**SHORT TASK**. Skip the pictures and quote all of the lines exactly.

**AVAILABLE DATA**.
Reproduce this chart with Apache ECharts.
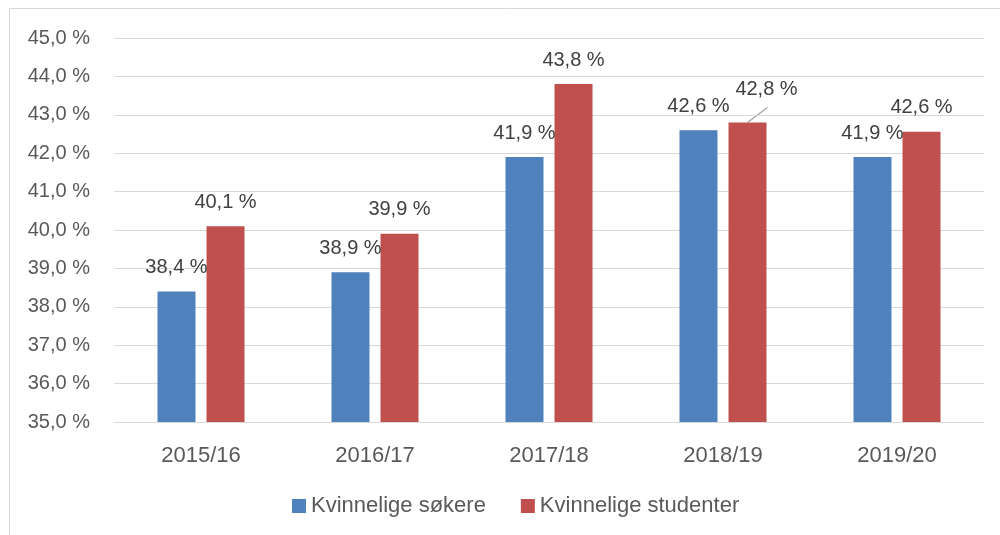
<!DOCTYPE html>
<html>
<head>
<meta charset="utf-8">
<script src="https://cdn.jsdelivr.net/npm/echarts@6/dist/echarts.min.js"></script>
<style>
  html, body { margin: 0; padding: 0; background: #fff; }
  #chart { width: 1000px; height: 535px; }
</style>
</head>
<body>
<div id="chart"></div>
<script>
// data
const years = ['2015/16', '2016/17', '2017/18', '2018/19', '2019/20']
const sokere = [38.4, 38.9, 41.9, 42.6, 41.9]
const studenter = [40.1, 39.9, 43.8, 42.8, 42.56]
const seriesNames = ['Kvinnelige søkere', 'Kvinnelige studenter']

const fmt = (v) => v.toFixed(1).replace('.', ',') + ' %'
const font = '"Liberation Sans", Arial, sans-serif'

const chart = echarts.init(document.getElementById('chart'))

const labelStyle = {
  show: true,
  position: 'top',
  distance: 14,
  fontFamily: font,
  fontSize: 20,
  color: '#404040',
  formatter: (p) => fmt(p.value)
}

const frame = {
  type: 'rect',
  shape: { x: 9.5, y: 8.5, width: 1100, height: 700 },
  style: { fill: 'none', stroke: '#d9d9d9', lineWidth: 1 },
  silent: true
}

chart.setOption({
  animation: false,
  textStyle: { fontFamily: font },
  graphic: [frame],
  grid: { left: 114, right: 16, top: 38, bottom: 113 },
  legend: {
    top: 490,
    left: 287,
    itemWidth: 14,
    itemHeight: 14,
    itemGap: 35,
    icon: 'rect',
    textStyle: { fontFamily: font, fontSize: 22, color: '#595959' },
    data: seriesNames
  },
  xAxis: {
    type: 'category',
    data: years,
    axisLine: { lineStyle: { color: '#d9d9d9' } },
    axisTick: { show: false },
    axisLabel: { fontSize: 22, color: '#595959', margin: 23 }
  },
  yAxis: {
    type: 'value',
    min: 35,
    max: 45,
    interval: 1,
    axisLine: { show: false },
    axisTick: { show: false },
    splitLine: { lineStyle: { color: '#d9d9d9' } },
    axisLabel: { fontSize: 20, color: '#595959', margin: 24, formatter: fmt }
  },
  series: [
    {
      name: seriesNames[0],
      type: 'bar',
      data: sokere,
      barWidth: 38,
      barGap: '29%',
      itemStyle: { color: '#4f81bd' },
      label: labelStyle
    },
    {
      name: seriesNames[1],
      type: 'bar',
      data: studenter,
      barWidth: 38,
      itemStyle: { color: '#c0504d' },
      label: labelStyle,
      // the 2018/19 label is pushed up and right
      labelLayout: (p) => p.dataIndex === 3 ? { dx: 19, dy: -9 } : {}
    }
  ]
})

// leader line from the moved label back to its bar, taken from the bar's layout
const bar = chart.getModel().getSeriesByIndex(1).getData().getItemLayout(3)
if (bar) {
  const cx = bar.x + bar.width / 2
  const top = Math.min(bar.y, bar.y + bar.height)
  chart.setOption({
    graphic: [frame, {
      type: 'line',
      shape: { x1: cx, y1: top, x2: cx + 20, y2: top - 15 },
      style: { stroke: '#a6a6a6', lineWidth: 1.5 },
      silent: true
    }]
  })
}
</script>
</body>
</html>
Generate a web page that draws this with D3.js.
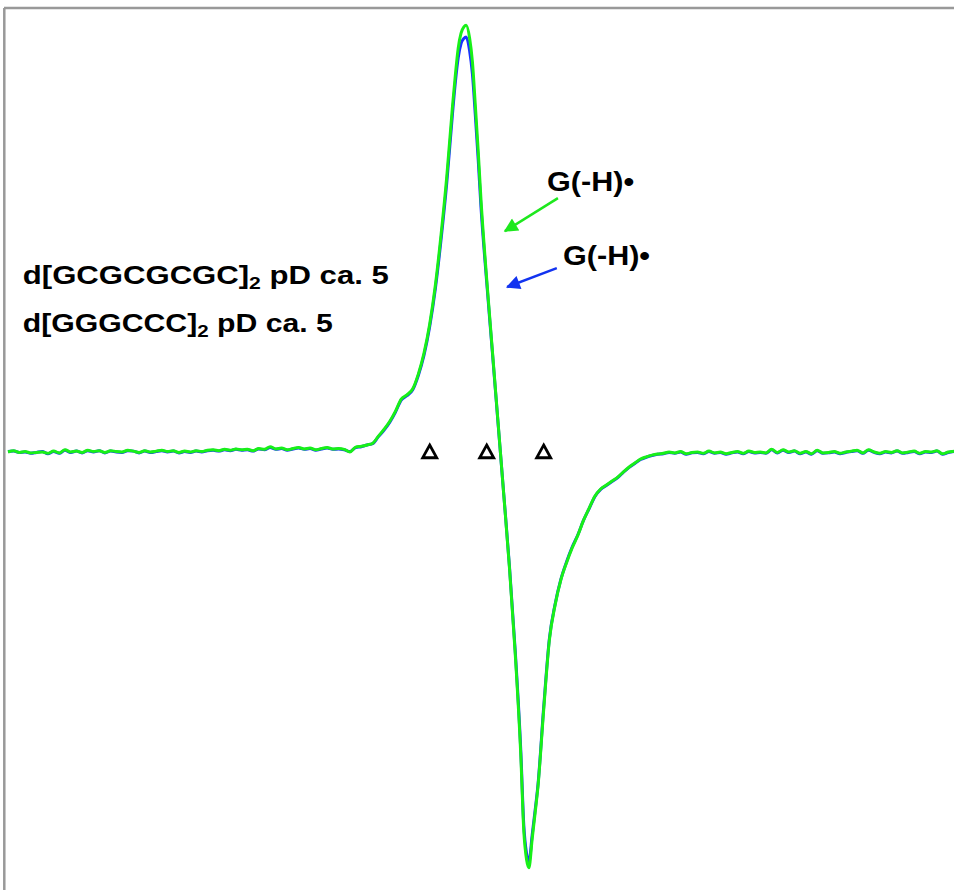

**RESPONSE**.
Reproduce this chart with Apache ECharts.
<!DOCTYPE html>
<html>
<head>
<meta charset="utf-8">
<script src="https://cdn.jsdelivr.net/npm/echarts@6/dist/echarts.min.js"></script>
<style>
  html, body { margin: 0; padding: 0; background: #fff; }
  #chart { width: 1000px; height: 535px; }
</style>
</head>
<body>
<div id="chart"></div>
<script>
// data
const years = ['2015/16', '2016/17', '2017/18', '2018/19', '2019/20']
const sokere = [38.4, 38.9, 41.9, 42.6, 41.9]
const studenter = [40.1, 39.9, 43.8, 42.8, 42.56]
const seriesNames = ['Kvinnelige søkere', 'Kvinnelige studenter']

const fmt = (v) => v.toFixed(1).replace('.', ',') + ' %'
const font = '"Liberation Sans", Arial, sans-serif'

const chart = echarts.init(document.getElementById('chart'))

const labelStyle = {
  show: true,
  position: 'top',
  distance: 14,
  fontFamily: font,
  fontSize: 20,
  color: '#404040',
  formatter: (p) => fmt(p.value)
}

const frame = {
  type: 'rect',
  shape: { x: 9.5, y: 8.5, width: 1100, height: 700 },
  style: { fill: 'none', stroke: '#d9d9d9', lineWidth: 1 },
  silent: true
}

chart.setOption({
  animation: false,
  textStyle: { fontFamily: font },
  graphic: [frame],
  grid: { left: 114, right: 16, top: 38, bottom: 113 },
  legend: {
    top: 490,
    left: 287,
    itemWidth: 14,
    itemHeight: 14,
    itemGap: 35,
    icon: 'rect',
    textStyle: { fontFamily: font, fontSize: 22, color: '#595959' },
    data: seriesNames
  },
  xAxis: {
    type: 'category',
    data: years,
    axisLine: { lineStyle: { color: '#d9d9d9' } },
    axisTick: { show: false },
    axisLabel: { fontSize: 22, color: '#595959', margin: 23 }
  },
  yAxis: {
    type: 'value',
    min: 35,
    max: 45,
    interval: 1,
    axisLine: { show: false },
    axisTick: { show: false },
    splitLine: { lineStyle: { color: '#d9d9d9' } },
    axisLabel: { fontSize: 20, color: '#595959', margin: 24, formatter: fmt }
  },
  series: [
    {
      name: seriesNames[0],
      type: 'bar',
      data: sokere,
      barWidth: 38,
      barGap: '29%',
      itemStyle: { color: '#4f81bd' },
      label: labelStyle
    },
    {
      name: seriesNames[1],
      type: 'bar',
      data: studenter,
      barWidth: 38,
      itemStyle: { color: '#c0504d' },
      label: labelStyle,
      // the 2018/19 label is pushed up and right
      labelLayout: (p) => p.dataIndex === 3 ? { dx: 19, dy: -9 } : {}
    }
  ]
})

// leader line from the moved label back to its bar, taken from the bar's layout
const bar = chart.getModel().getSeriesByIndex(1).getData().getItemLayout(3)
if (bar) {
  const cx = bar.x + bar.width / 2
  const top = Math.min(bar.y, bar.y + bar.height)
  chart.setOption({
    graphic: [frame, {
      type: 'line',
      shape: { x1: cx, y1: top, x2: cx + 20, y2: top - 15 },
      style: { stroke: '#a6a6a6', lineWidth: 1.5 },
      silent: true
    }]
  })
}
</script>
</body>
</html>
Generate a web page that draws this with D3.js.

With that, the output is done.